Das Gebet gehört zur Praxis christlichen Lebens, wird aber unterschiedlich praktiziert und verstanden. Wir möchten dazu einige Anmerkungen machen.
Das Gebet als Atmen der Seele
"Betet ohne Unterlass" ermutigt Paulus die frühe Gemeinde in Thessaloniki (1. Thess. 5,17). Damit ist natürlich nicht gemeint, dass wir rund um die Uhr 24/7 mit geschlossenen Augen und gefalteten Händen umherlaufen sollen. Vielmehr geht es um eine Haltung, in der wir ständig mit Gott in Verbindung bleiben. Das Gebet geschieht einfach - wie atmen.

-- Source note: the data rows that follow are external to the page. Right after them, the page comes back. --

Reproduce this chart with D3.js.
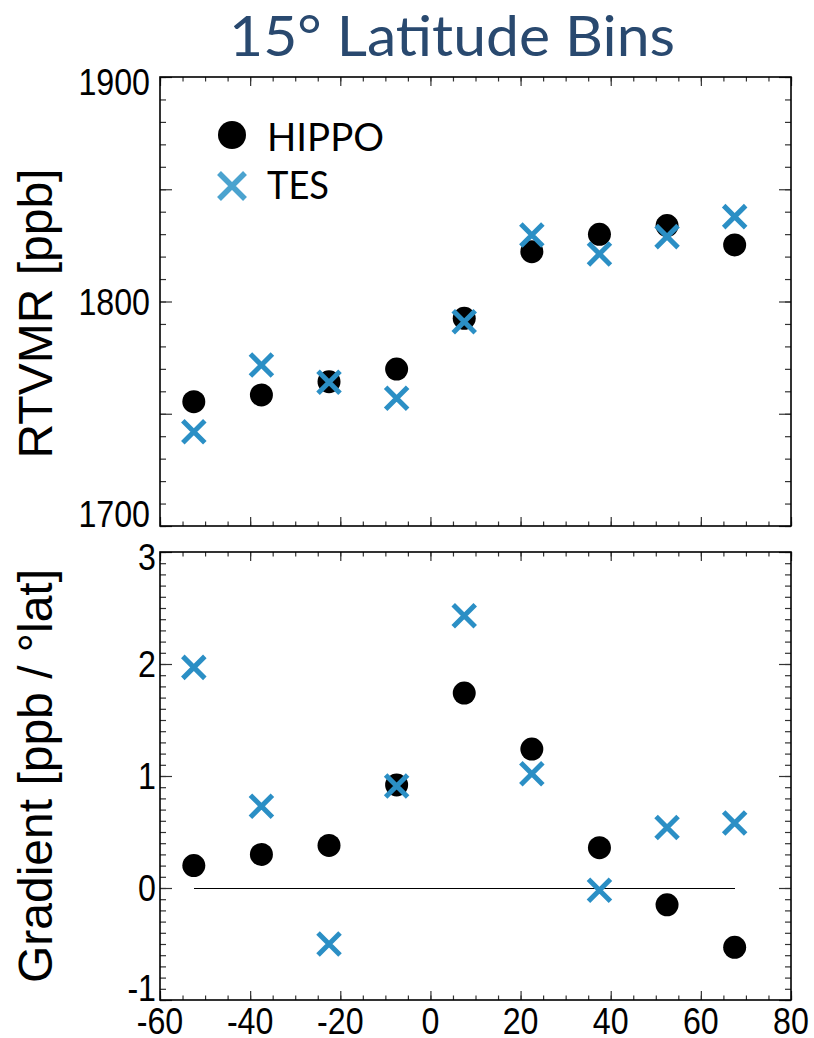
<!DOCTYPE html>
<meta charset="utf-8">
<style>
    html, body {
        margin: 0;
        padding: 0;
        background: #fff;
    }
    .num {
        font-family: "Liberation Sans", Arial, sans-serif;
        font-size: 37px;
        fill: #000;
    }
    .ytitle {
        font-family: "Liberation Sans", Arial, sans-serif;
        font-size: 48px;
        fill: #000;
    }
    .tick line {
        stroke: #333;
        stroke-width: 1.2;
    }
    .domain {
        display: none;
    }
</style>
<svg id="chart" width="814" height="1038"></svg>
<script src="https://d3js.org/d3.v7.min.js"></script>
<script>
    // latitude bin centres (15 degree bins)
    const bins = [-52.5, -37.5, -22.5, -7.5, 7.5, 22.5, 37.5, 52.5, 67.5];

    // RTVMR [ppb]
    const hippoRtvmr = [1755.4, 1758.4, 1764.3, 1769.9, 1792.5, 1822.2, 1829.9, 1833.8, 1825.2];
    const tesRtvmr = [1742.0, 1771.7, 1764.0, 1756.9, 1791.0, 1829.6, 1821.2, 1828.9, 1837.8];

    // gradient [ppb / deg lat]
    const hippoGrad = [0.20, 0.30, 0.38, 0.92, 1.74, 1.24, 0.36, -0.15, -0.53];
    const tesGrad = [1.97, 0.73, -0.50, 0.91, 2.43, 1.02, -0.02, 0.54, 0.58];

    const xTickLabels = [-60, -40, -20, 0, 20, 40, 60, 80];
    const rtvmrTickLabels = [1700, 1800, 1900];
    const gradTickLabels = [-1, 0, 1, 2, 3];

    const svg = d3.select("#chart");
    const left = 160, right = 791;
    const tesColor = "#2b8fc5";

    let x = d3.scaleLinear().domain([-60, 80]).range([left, right]);

    let panels = [
        {top: 77, bottom: 526, domain: [1700, 1900], minor: 10, major: 50,
         labels: rtvmrTickLabels, hippo: hippoRtvmr, tes: tesRtvmr,
         title: "RTVMR [ppb]", labelX: 150},
        {top: 552, bottom: 1000, domain: [-1, 3], minor: 0.1, major: 1,
         labels: gradTickLabels, hippo: hippoGrad, tes: tesGrad,
         title: "Gradient [ppb / °lat]", labelX: 156}
    ];

    function steps(d, step) {
        return d3.range(Math.round((d[1] - d[0]) / step) + 1).map(i => d[0] + i * step);
    }

    panels.forEach(function (p, pi) {
        let y = d3.scaleLinear().domain(p.domain).range([p.bottom, p.top]);
        let g = svg.append("g");

        // inward ticks on all four sides
        let xMinor = steps([-60, 80], 5), xMajor = steps([-60, 80], 20);
        let yMinor = steps(p.domain, p.minor), yMajor = steps(p.domain, p.major);
        let fmt = () => "";

        g.append("g").attr("transform", `translate(0,${p.bottom})`)
            .call(d3.axisBottom(x).tickValues(xMinor).tickSize(-4.5).tickFormat(fmt));
        g.append("g").attr("transform", `translate(0,${p.bottom})`)
            .call(d3.axisBottom(x).tickValues(xMajor).tickSize(-9).tickFormat(fmt));
        g.append("g").attr("transform", `translate(0,${p.top})`)
            .call(d3.axisTop(x).tickValues(xMinor).tickSize(-4.5).tickFormat(fmt));
        g.append("g").attr("transform", `translate(0,${p.top})`)
            .call(d3.axisTop(x).tickValues(xMajor).tickSize(-9).tickFormat(fmt));
        g.append("g").attr("transform", `translate(${left},0)`)
            .call(d3.axisLeft(y).tickValues(yMinor).tickSize(-6).tickFormat(fmt));
        g.append("g").attr("transform", `translate(${left},0)`)
            .call(d3.axisLeft(y).tickValues(yMajor).tickSize(-12).tickFormat(fmt));
        g.append("g").attr("transform", `translate(${right},0)`)
            .call(d3.axisRight(y).tickValues(yMinor).tickSize(-6).tickFormat(fmt));
        g.append("g").attr("transform", `translate(${right},0)`)
            .call(d3.axisRight(y).tickValues(yMajor).tickSize(-12).tickFormat(fmt));

        // frame
        g.append("rect")
            .attr("x", left).attr("y", p.top)
            .attr("width", right - left).attr("height", p.bottom - p.top)
            .attr("fill", "none").attr("stroke", "#000").attr("stroke-width", 1.6);

        // y tick labels (end labels kept inside the frame as in the original)
        g.selectAll("text.ylab").data(p.labels).join("text")
            .attr("class", "num ylab")
            .attr("text-anchor", "end")
            .attr("transform", d => {
                let cy = Math.max(p.top + 5, Math.min(p.bottom - 12, y(d)));
                return `translate(${p.labelX},${cy + 13.3}) scale(0.87,1)`;
            })
            .text(d => d);

        // y title
        g.append("text")
            .attr("class", "ytitle")
            .attr("text-anchor", "middle")
            .attr("transform", `translate(52,${(p.top + p.bottom) / 2 + (pi ? 0 : 12)}) rotate(-90)`)
            .text(p.title);

        // zero line in gradient panel
        if (pi === 1) {
            g.append("line")
                .attr("x1", x(d3.min(bins))).attr("x2", x(d3.max(bins)))
                .attr("y1", y(0) + 0.5).attr("y2", y(0) + 0.5)
                .attr("stroke", "#000").attr("stroke-width", 1)
                .attr("shape-rendering", "crispEdges");
        }

        // HIPPO circles
        g.selectAll("circle.hippo").data(bins).join("circle")
            .attr("class", "hippo")
            .attr("cx", d => x(d))
            .attr("cy", (d, i) => y(p.hippo[i]))
            .attr("r", 11.5)
            .attr("fill", "#000");

        // TES crosses
        let s = 11;
        g.selectAll("path.tes").data(bins).join("path")
            .attr("class", "tes")
            .attr("transform", (d, i) => `translate(${x(d)},${y(p.tes[i])})`)
            .attr("d", `M${-s},${-s}L${s},${s}M${-s},${s}L${s},${-s}`)
            .attr("stroke", tesColor)
            .attr("stroke-width", 5)
            .attr("fill", "none");

        // x tick labels only under the lower panel
        if (pi === 1) {
            g.selectAll("text.xlab").data(xTickLabels).join("text")
                .attr("class", "num xlab")
                .attr("text-anchor", "middle")
                .attr("transform", d => `translate(${x(d)},${p.bottom + 34}) scale(0.87,1)`)
                .text(d => d);
        }
    });

    // legend
    let legend = svg.append("g");
    legend.append("circle").attr("cx", 232).attr("cy", 135).attr("r", 14).attr("fill", "#000");
    let ls = 13;
    legend.append("path")
        .attr("transform", "translate(232,186)")
        .attr("d", `M${-ls},${-ls}L${ls},${ls}M${-ls},${ls}L${ls},${-ls}`)
        .attr("stroke", "#4ba3cf").attr("stroke-width", 5.5).attr("fill", "none");
    legend.append("text")
        .attr("x", 267).attr("y", 151)
        .attr("font-family", "Lato, 'Open Sans', sans-serif")
        .attr("font-size", 39)
        .attr("textLength", 117).attr("lengthAdjust", "spacingAndGlyphs")
        .text("HIPPO");
    legend.append("text")
        .attr("x", 267).attr("y", 199)
        .attr("font-family", "Lato, 'Open Sans', sans-serif")
        .attr("font-size", 39)
        .attr("textLength", 62).attr("lengthAdjust", "spacingAndGlyphs")
        .text("TES");

    // title
    svg.append("text")
        .attr("x", 452).attr("y", 56)
        .attr("text-anchor", "middle")
        .attr("font-family", "Lato, 'Open Sans', sans-serif")
        .attr("font-size", 57)
        .attr("fill", "#29496f")
        .attr("textLength", 446).attr("lengthAdjust", "spacingAndGlyphs")
        .text("15° Latitude Bins");
</script>
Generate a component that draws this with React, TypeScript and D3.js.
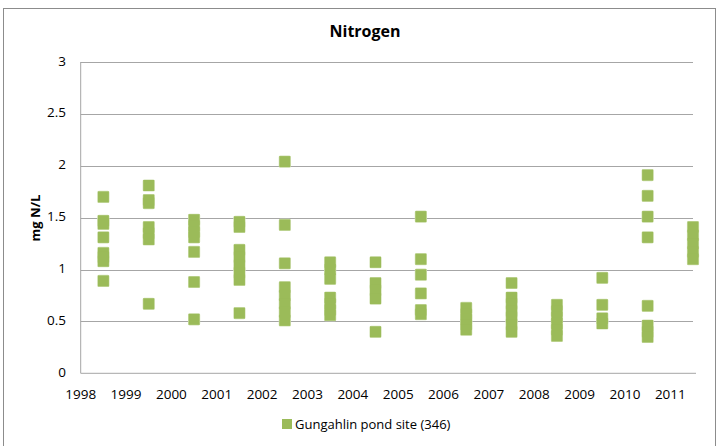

Der viel gebrauchte Vergleich, dass beten wie atmen sei - selbstverständlich, automatisch, als Grundausrichtung zu Gott hin, schließt ja das besondere, bewusste, gesprochene Gebet keineswegs aus. Wer sich Zeit für Atemübungen nimmt, lernt, anders zu atmen, tiefer, bewusster. Deshalb sind Zeiten des Gebets - oder Gebetsübungen - so hilfreich und wichtig. Nicht als religiöse Leistung, nicht als magisches Allheilmittel, sondern zur Vertiefung der Beziehung zu Gott.
Das Gebet als Beziehung
Wird das Gebet als Ausdruck der Beziehung zu Gott verstanden, so ist es auch mehr als "Ansprache" an Gott. Das Reden steht in einer Balance zum Hören. Gerade das wird aber häufig ausser Acht gelassen. In der Gebetsoase will auch Raum zum Hören geboten werden. Das "hörende Gebet" meint hier nicht, jemand "horcht" - einem Orakel gleich - was Gott für eine andere Person wohl sagen will und erwartet dann, dass das Gegenüber alles "Gehörte" freudig für das eigene Leben annimmt. Vielmehr ist es ein gemeinsames Schweigen, Innehalten, Hören - das Impulse geben kann, aber nicht muss.
Claudia hat sich gerade mit dieser Frage intensiv beschäftigt und ist seit vielen Jahren auch mit Seminaren zum Hören in Gemeinden unterwegs. Mehr dazu hier.
Das Gebet im Gottesdienst
Im christlichen Gottesdienst hat das Gebet besondere Aufgaben, die je nach Gemeindetradition mehr oder weniger "formalisiert" sind. In manchen Kirchen werden z.B. nur schriftlich genau festgelegte Gebete rezitiert, während in anderen Gemeinden selbst das Vaterunser manchen als zu förmlich erscheint.
Theologisch ist gerade im Gottesdienst zwischen Anbetung, Dank und Fürbitte zu unterscheiden, die typischer Weise ihren je eigenen Platz im Gottesdienst haben.